A inteligência artificial vai mudar as relações humanas?

Polêmica sobre robô do Google que é capaz de conversar levanta pontos importantes na nossa relação com as máquinas —e as pessoas

No início de junho, um engenheiro do Google causou polêmica ao afirmar que o sistema de inteligência artificial da empresa (batizado de LaMDA, que é a sigla em inglês para Modelo de Linguagem para Aplicativos de Diálogo) era um ser senciente, capaz de perceber seus sentidos e de ter consciência. O Google negou as afirmações e afastou o engenheiro de suas funções.

A dúvida, entretanto, ficou no ar. Será que estamos perto do dia em que os computadores terão consciência, sentimentos e autonomia? Serão as máquinas capazes de desobedecer aos comandos humanos, como acontece no filme “2001 – Uma Odisseia no Espaço”?

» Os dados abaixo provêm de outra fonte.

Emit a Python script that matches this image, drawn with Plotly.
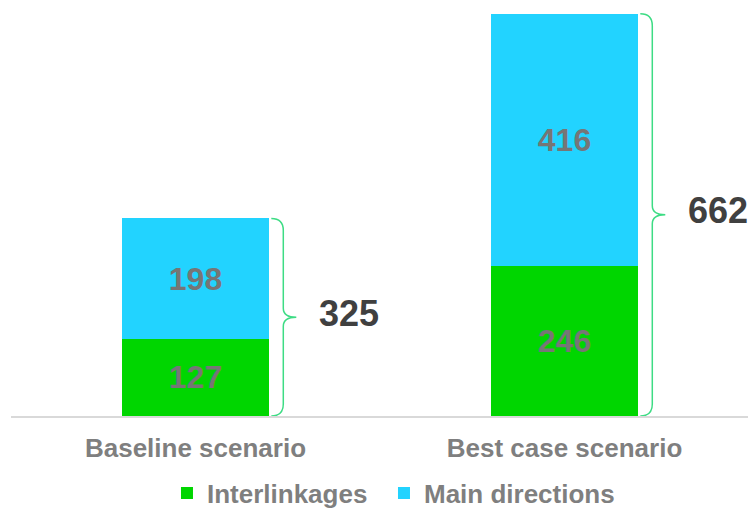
import plotly.graph_objects as go

categories = ["Baseline scenario", "Best case scenario"]
interlinkages = [127, 246]
main_directions = [198, 416]
totals = [a + b for a, b in zip(interlinkages, main_directions)]

GREEN = "#00d600"
CYAN = "#22d3ff"
FONT = "Arial, 'Liberation Sans', sans-serif"
BAR_W = 0.4

xs = list(range(len(categories)))

fig = go.Figure()
fig.add_trace(go.Bar(
    x=xs, y=interlinkages, name="Interlinkages", width=BAR_W,
    marker=dict(color=GREEN, line=dict(width=0)),
    text=interlinkages, textposition="inside", insidetextanchor="middle",
    textfont=dict(family=FONT, size=32, color="#767676", weight="bold"),
    constraintext="none", legendwidth=172,
))
fig.add_trace(go.Bar(
    x=xs, y=main_directions, name="Main directions", width=BAR_W,
    marker=dict(color=CYAN, line=dict(width=0)),
    text=main_directions, textposition="inside", insidetextanchor="middle",
    textfont=dict(family=FONT, size=32, color="#767676", weight="bold"),
    constraintext="none", legendwidth=205,
))

# curly braces + totals
px_per_x = 369.0
px_per_y = 0.608
for i, t in enumerate(totals):
    edge = i + BAR_W / 2
    x0 = edge + 2 / px_per_x
    xv = edge + 14 / px_per_x
    xt = edge + 27 / px_per_x
    r = 12 / px_per_y
    rm = 9 / px_per_y
    mid = t / 2
    path = (f"M {x0},{t} Q {xv},{t} {xv},{t - r} "
            f"L {xv},{mid + rm} Q {xv},{mid} {xt},{mid} "
            f"Q {xv},{mid} {xv},{mid - rm} "
            f"L {xv},{r} Q {xv},0 {x0},0")
    fig.add_shape(type="path", path=path, xref="x", yref="y",
                  line=dict(color="#3ddc84", width=1.5))
    fig.add_annotation(x=edge + 80 / px_per_x, y=mid + 4 / px_per_y, text=str(t),
                       showarrow=False, xanchor="center", yanchor="middle",
                       font=dict(family=FONT, size=36, color="#404040", weight="bold"))

fig.update_layout(
    barmode="stack",
    width=756, height=509,
    margin=dict(l=3, r=15, t=2, b=101),
    plot_bgcolor="white", paper_bgcolor="white",
    showlegend=True,
    legend=dict(orientation="h", xref="container", yref="container",
                x=0.2103, xanchor="left", y=0.047, yanchor="middle",
                font=dict(family=FONT, size=26, color="#7f7f7f", weight="bold"),
                itemclick=False, traceorder="normal"),
    xaxis=dict(range=[-0.5, 1.5], tickvals=xs, ticktext=categories,
               showgrid=False, zeroline=False, showline=True,
               linecolor="#d9d9d9", linewidth=1.5, ticks="",
               ticklabelstandoff=8,
               tickfont=dict(family=FONT, size=26, color="#7f7f7f", weight="bold")),
    yaxis=dict(range=[0, 668], visible=False, showgrid=False, zeroline=False),
)

fig.write_html("out.html")
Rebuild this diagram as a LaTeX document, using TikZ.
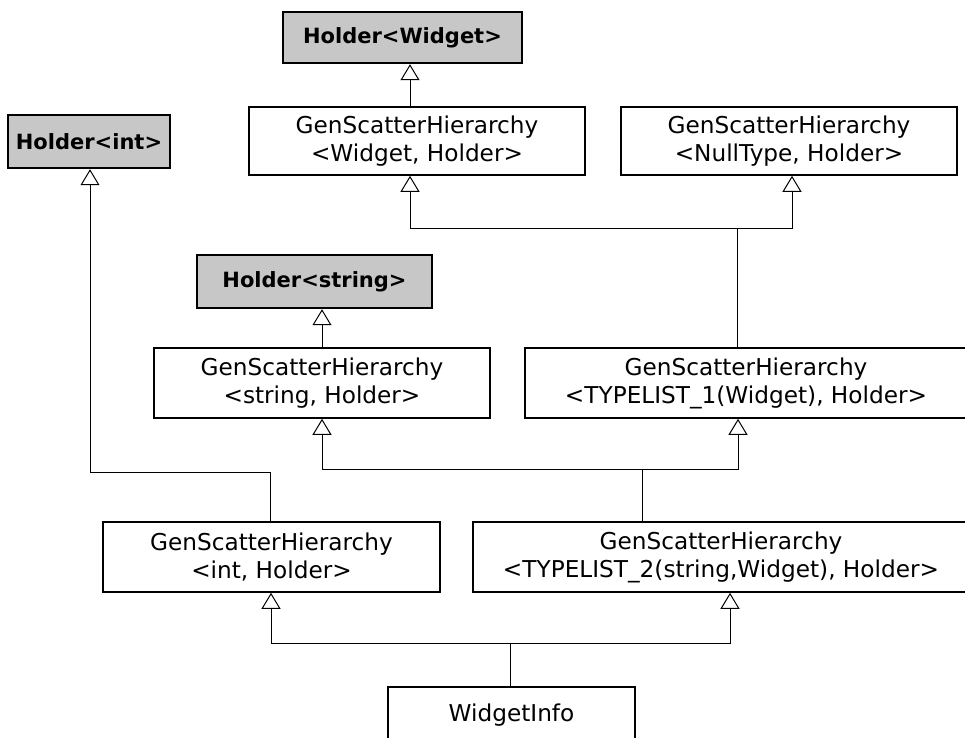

Especialistas na área acreditam que não. Eles dizem que o LaMDA é um cérebro artificial, em nuvem, que aprende a “conversar”, e não a pensar ou a sentir. Funciona assim: a máquina recebe milhões de textos, aprende a colocar as palavras em contexto e a elaborar um diálogo —mas parece mais um papagaio do que um ser humano.

“O aprendizado tem um objetivo, que é apresentado na forma de um jogo. Ela tem uma frase completa, mas falta uma palavra, e o sistema precisa adivinhá-la”, explica à BBC Julio Gonzalo Arroyo, professor da Uned (Universidade Nacional de Educação a Distância), da Espanha, e pesquisador do departamento de processamento de linguagem natural e recuperação de informações.

As máquinas são capazes de identificar o significado de uma palavra e observar as outras que estão em um texto em torno dela. Dessa forma, aprendem a prever padrões e palavras da mesma maneira que observamos na previsão de texto dos apps de mensagem no celular, só que com muito mais memória.


O LaMDA, especificamente, aprende a criar respostas espontâneas, que não pareçam ter saído de um robô programado para dizer frases fixas. Além disso, é capaz de reconhecer as nuances de uma conversa, pois, depois de aprender bilhões de palavras, a máquina percebe quais são as mais adequadas para usar em cada contexto.

Humanizando a máquina

Segundo um artigo do Washington Post, a maioria dos pesquisadores da área diz que as respostas geradas por sistemas de inteligência artificial, como o LaMDA, são baseadas no que os humanos já postaram na Wikipedia, no Reddit, em quadros de mensagens e em outros cantos da internet. E isso não significa que a máquina entenda o significado das frases que diz.

“Agora temos máquinas que podem gerar palavras sem pensar, mas não aprendemos como parar de imaginar uma mente por trás delas”, disse ao jornal Emily M. Bender, professora de linguística da Universidade de Washington. 

Para o Google, não faz sentido usar esses modelos conversacionais para considerar a máquina um ser senciente, pois os sistemas imitam diálogos encontrados em milhões de frases. Ou seja, existem tantos dados alimentando a IA que ela não precisa ser senciente para a gente sentir que essa conversa é real.

Por isso, outros especialistas dizem que a questão não é a máquina ser ou não senciente —e sim como nós, humanos, reagimos a essa interação quando pensamos que o robô é “gente como a gente”, aponta um artigo publicado na Wired. Você seria capaz de se abrir com uma inteligência artificial na forma de terapeuta? Ou de namorada, como no filme “Ela”?

As consequências para as relações humanas

No futuro, quando a IA começar a ter conversas mais profundas conosco, será preciso ter cuidado com o que falamos, pois esses dados serão compartilhados com a empresa que criou o robô terapeuta (ou namorada). E poderiam até mesmo alimentar a linguagem usada por um “eu” digital solto no metaverso falando igualzinho ao ser humano original. 

Por um lado, tratar a máquina com esse nível de empatia pode nos levar a revelar informações demais. Por outro, tratá-la como um ser desimportante, ou como um objeto, pode afetar a maneira como tratamos os outros seres humanos, apontam os pesquisadores Jason Edward Lewis, Noelani Arista, Archer Pechawis e Suzanne Kite na Wired.

Eles acham mais interessante pensarmos de que forma nos relacionamos com essas máquinas, se estamos, por exemplo, sendo abusivos ou sexistas com os assistentes virtuais (que em grande parte são femininos). 

Afinal, se nos acostumarmos, no dia a dia, a abordar os robôs de uma maneira desrespeitosa, isso pode nos levar a agir assim com outros seres humanos. “Um chatbot ou assistente virtual humano deve ser respeitado, para que seu próprio simulacro de humanidade não nos habitue à crueldade com humanos reais”, aponta o artigo.